Sunday, September 30, 2018

Command Decision

Elizabeth Moon
Book 4 of Vatta's War series

The war gets real. Ky sets up Space Defense Force and sets out really get serious about her job. Cousin Stella has remained on Cascadia at the new Vatta Ltd. headquarters to run the transport business and Ky has with her some other privateers and a few ships from Bissonet set on revenge. Of course, nothing goes quite right, and yet it all works out in the end. Moon continues to mix the storylines between space battles, planetary political intrigue, and silly eccentricities that come about with the mixing of alien cultures. And the pure brilliance of dealing well with time and space continues to impress. Looking forward to wrapping it all up.

4 stars (out of 4)

Saturday, September 29, 2018

Engaging the Enemy

Elizabeth Moon
Book 3 of Vatta's War series

Now with a couple of ships, Ky Vatta begins to develop plans to rid the galaxy of the pirate horde that plagues her family and her business. But she is still a trader, so these plans evolve while traveling to different planets to make some money. At one point, she is at Cascadia when another Vatta transport ship arrives, and challenges her identity. There is bad history between Captain Fuhrman and Ky, and this time it leads to a local trial. I love that the distinguishing cultural characteristic of the Cascadians is politeness. So distinguishing that rudeness is a death penalty offense. Who would have thought... After all the conflict, Ky leaves Cascadia with 3 ships under her control, and a plan for reviving the company and stopping the pirates. Oh, and the Bissonet system has just been taken over by the pirates.

4 stars (out of 4)

Thursday, September 27, 2018

Marque and Reprisal

Elizabeth Moon
Book 2 of Vatta's War series

Ky Vatta survived an attack in her about-to-be-junked cargo hauler and begins to discover her talents as a spacer. With much of the intersteller communication network sabotaged, she is making decisions as best she can. Her cousin Stella has arrived in Sabine with a package containing her fathers command level implant (all the company data as CEO) and the two cousins are basically it for Vatta Ltd. Stella also brings a letter of marque from the Slotter Key government authorizing Ky to be a privateer (sort of a legal pirate) to protect shipping lanes. Ky is basically in the middle of an internal struggle: is she a cargo hauler or a fighter. But while hauling cargo, they encounter family reject and pirate Osman Vatta, and the choice is made for her. And in the end, Ky now has a cargo hauler and an armed escort ship. It looks like the pattern for the books in the series is one major conflict per book that wraps up a major part of the story, and clearly moves the plot forward, but doesn't finish. And it doesn't feel like stalling (as middle books often do in series). The story here is big enough for the entire series.

4 stars (out of 4)

Tuesday, September 25, 2018

Trading in Danger

Elizabeth Moon
Book 1 of Vatta's War series

Ky Vatta is a cadet in Spaceforce Academy, the system defense force for the Slotter Key system. And a member of the Vatta family, one of the largest and most respected interstellar shipping companies in the galaxy. Then she is kicked out of the Academy, and her father (Vatta Ltd. CEO) sends her as captain on a voyage with an old cargo hull on its way to the scrap yard, mostly to keep her out of the public eye for a year or so. Along the way, her life is turned on its head as the company, her family and her first voyage are all attacked. Now she is one of the only people in the family who can begin to sort things out.

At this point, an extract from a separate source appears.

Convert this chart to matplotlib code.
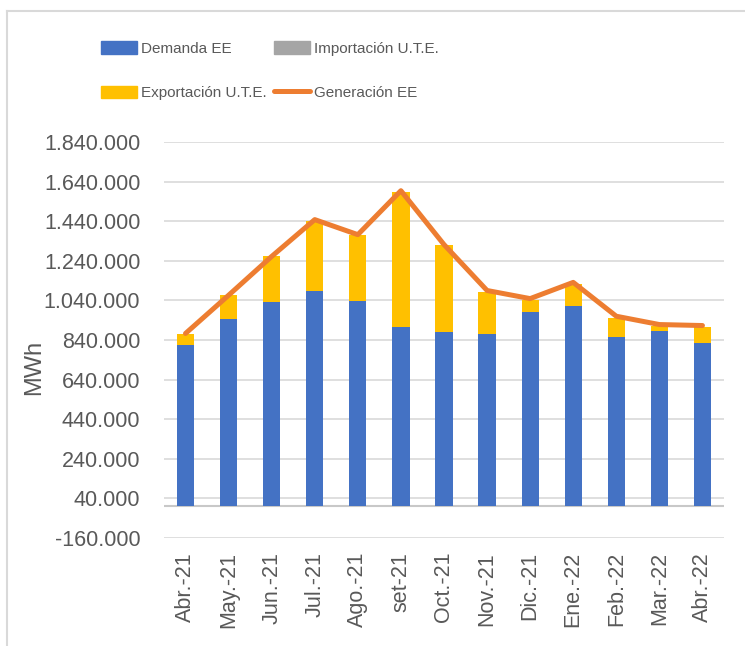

This is in many ways a typical space opera. But there are a few things that make this quality sci-fi. Moon doesn't live only in space. There are great storylines on planet, with airplanes, and cars and trains and buildings that seem remarkably "normal". This fits a world where FTL travel happens, but not after hover cars, etc. Moon has created a world that doesn't ignore the realities of the vastness of space even with FTL travel. FTL jump points are out of the solar systems where they must be to avoid collisions with mass. So after jumps, insystem travel often takes weeks. And insystem communication still has lag (sometimes hours) based on the size of the systems. Which means that breaking FTL travel doesn't mean you have to break everything. And Moon has created a world where the protagonist is a woman, and there are strong women characters, but the world is not about strong women, it is about characters. Many are introduced and well into the story line before their gender is revealed. Quincy from engineering and Lee the pilot... male? female? we don't really know for quite some time because it really isn't relevant to the story.